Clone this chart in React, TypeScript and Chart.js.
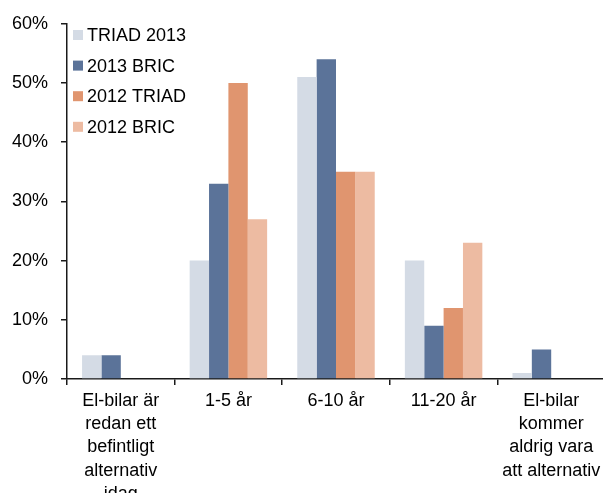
import React, { useEffect, useRef } from "react";
import { Chart, registerables } from "chart.js";

Chart.register(...registerables);

const categories: string[][] = [
  ["El-bilar är", "redan ett", "befintligt", "alternativ", "idag"],
  ["1-5 år"],
  ["6-10 år"],
  ["11-20 år"],
  ["El-bilar", "kommer", "aldrig vara", "att alternativ"],
];

const seriesNames = ["TRIAD 2013", "2013 BRIC", "2012 TRIAD", "2012 BRIC"];
const triad2013 = [4, 20, 51, 20, 1];
const bric2013 = [4, 33, 54, 9, 5];
const triad2012 = [0, 50, 35, 12, 0];
const bric2012 = [0, 27, 35, 23, 0];
const colors = ["#D4DBE5", "#5B7399", "#E0956F", "#EDBBA2"];

const FONT = "'Liberation Sans', Arial, sans-serif";

const legendPlugin = {
  id: "customLegend",
  afterDraw(chart: any) {
    const ctx = chart.ctx;
    ctx.save();
    ctx.font = `18px ${FONT}`;
    ctx.textBaseline = "middle";
    ctx.textAlign = "left";
    chart.data.datasets.forEach((ds: any, i: number) => {
      const cy = 35 + i * 30.6;
      ctx.fillStyle = ds.backgroundColor;
      ctx.fillRect(73, cy - 5, 10, 10);
      ctx.fillStyle = "#000";
      ctx.fillText(ds.label, 87, cy + 1);
    });
    ctx.restore();
  },
};

export default function App() {
  const ref = useRef<HTMLCanvasElement | null>(null);
  useEffect(() => {
    if (!ref.current) return;
    const values = [triad2013, bric2013, triad2012, bric2012];
    const chart = new Chart(ref.current, {
      type: "bar",
      data: {
        labels: categories,
        datasets: seriesNames.map((name, i) => ({
          label: name,
          data: values[i],
          backgroundColor: colors[i],
          borderWidth: 0,
          categoryPercentage: 0.72,
          barPercentage: 1,
        })),
      },
      options: {
        animation: false,
        responsive: true,
        maintainAspectRatio: false,
        layout: { padding: { top: 20, left: 0, right: 7, bottom: 0 } },
        plugins: { legend: { display: false }, tooltip: { enabled: false } },
        scales: {
          x: {
            offset: true,
            border: { color: "#1a1a1a", width: 1.5 },
            grid: { drawOnChartArea: false, drawTicks: true, tickLength: 6, color: "#1a1a1a", lineWidth: 1.5, offset: true },
            ticks: { color: "#000", font: { family: FONT, size: 18, lineHeight: 1.3 }, padding: 4, maxRotation: 0, autoSkip: false },
            afterFit: (s: any) => { s.height = 114; },
          },
          y: {
            min: 0,
            max: 60,
            border: { color: "#1a1a1a", width: 1.5 },
            grid: { drawOnChartArea: false, drawTicks: true, tickLength: 6, color: "#1a1a1a", lineWidth: 1.5 },
            ticks: { stepSize: 10, color: "#000", font: { family: FONT, size: 18 }, padding: 13, callback: (v: any) => v + "%" },
            afterFit: (s: any) => { s.width = 67; },
          },
        },
      },
      plugins: [legendPlugin],
    });
    return () => chart.destroy();
  }, []);
  return (
    <div style={{ position: "fixed", left: 0, top: 0, width: 603, height: 493, overflow: "hidden", background: "#fff" }}>
      <div style={{ position: "absolute", left: 0, top: 0, width: 612, height: 493 }}>
        <canvas ref={ref} />
      </div>
    </div>
  );
}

# Do this
The data above should be repeated exactly, minus any pictures.

# The answer
Clone this chart in React, TypeScript and Chart.js.
import React, { useEffect, useRef } from "react";
import { Chart, registerables } from "chart.js";

Chart.register(...registerables);

const categories: string[][] = [
  ["El-bilar är", "redan ett", "befintligt", "alternativ", "idag"],
  ["1-5 år"],
  ["6-10 år"],
  ["11-20 år"],
  ["El-bilar", "kommer", "aldrig vara", "att alternativ"],
];

const seriesNames = ["TRIAD 2013", "2013 BRIC", "2012 TRIAD", "2012 BRIC"];
const triad2013 = [4, 20, 51, 20, 1];
const bric2013 = [4, 33, 54, 9, 5];
const triad2012 = [0, 50, 35, 12, 0];
const bric2012 = [0, 27, 35, 23, 0];
const colors = ["#D4DBE5", "#5B7399", "#E0956F", "#EDBBA2"];

const FONT = "'Liberation Sans', Arial, sans-serif";

const legendPlugin = {
  id: "customLegend",
  afterDraw(chart: any) {
    const ctx = chart.ctx;
    ctx.save();
    ctx.font = `18px ${FONT}`;
    ctx.textBaseline = "middle";
    ctx.textAlign = "left";
    chart.data.datasets.forEach((ds: any, i: number) => {
      const cy = 35 + i * 30.6;
      ctx.fillStyle = ds.backgroundColor;
      ctx.fillRect(73, cy - 5, 10, 10);
      ctx.fillStyle = "#000";
      ctx.fillText(ds.label, 87, cy + 1);
    });
    ctx.restore();
  },
};

export default function App() {
  const ref = useRef<HTMLCanvasElement | null>(null);
  useEffect(() => {
    if (!ref.current) return;
    const values = [triad2013, bric2013, triad2012, bric2012];
    const chart = new Chart(ref.current, {
      type: "bar",
      data: {
        labels: categories,
        datasets: seriesNames.map((name, i) => ({
          label: name,
          data: values[i],
          backgroundColor: colors[i],
          borderWidth: 0,
          categoryPercentage: 0.72,
          barPercentage: 1,
        })),
      },
      options: {
        animation: false,
        responsive: true,
        maintainAspectRatio: false,
        layout: { padding: { top: 20, left: 0, right: 7, bottom: 0 } },
        plugins: { legend: { display: false }, tooltip: { enabled: false } },
        scales: {
          x: {
            offset: true,
            border: { color: "#1a1a1a", width: 1.5 },
            grid: { drawOnChartArea: false, drawTicks: true, tickLength: 6, color: "#1a1a1a", lineWidth: 1.5, offset: true },
            ticks: { color: "#000", font: { family: FONT, size: 18, lineHeight: 1.3 }, padding: 4, maxRotation: 0, autoSkip: false },
            afterFit: (s: any) => { s.height = 114; },
          },
          y: {
            min: 0,
            max: 60,
            border: { color: "#1a1a1a", width: 1.5 },
            grid: { drawOnChartArea: false, drawTicks: true, tickLength: 6, color: "#1a1a1a", lineWidth: 1.5 },
            ticks: { stepSize: 10, color: "#000", font: { family: FONT, size: 18 }, padding: 13, callback: (v: any) => v + "%" },
            afterFit: (s: any) => { s.width = 67; },
          },
        },
      },
      plugins: [legendPlugin],
    });
    return () => chart.destroy();
  }, []);
  return (
    <div style={{ position: "fixed", left: 0, top: 0, width: 603, height: 493, overflow: "hidden", background: "#fff" }}>
      <div style={{ position: "absolute", left: 0, top: 0, width: 612, height: 493 }}>
        <canvas ref={ref} />
      </div>
    </div>
  );
}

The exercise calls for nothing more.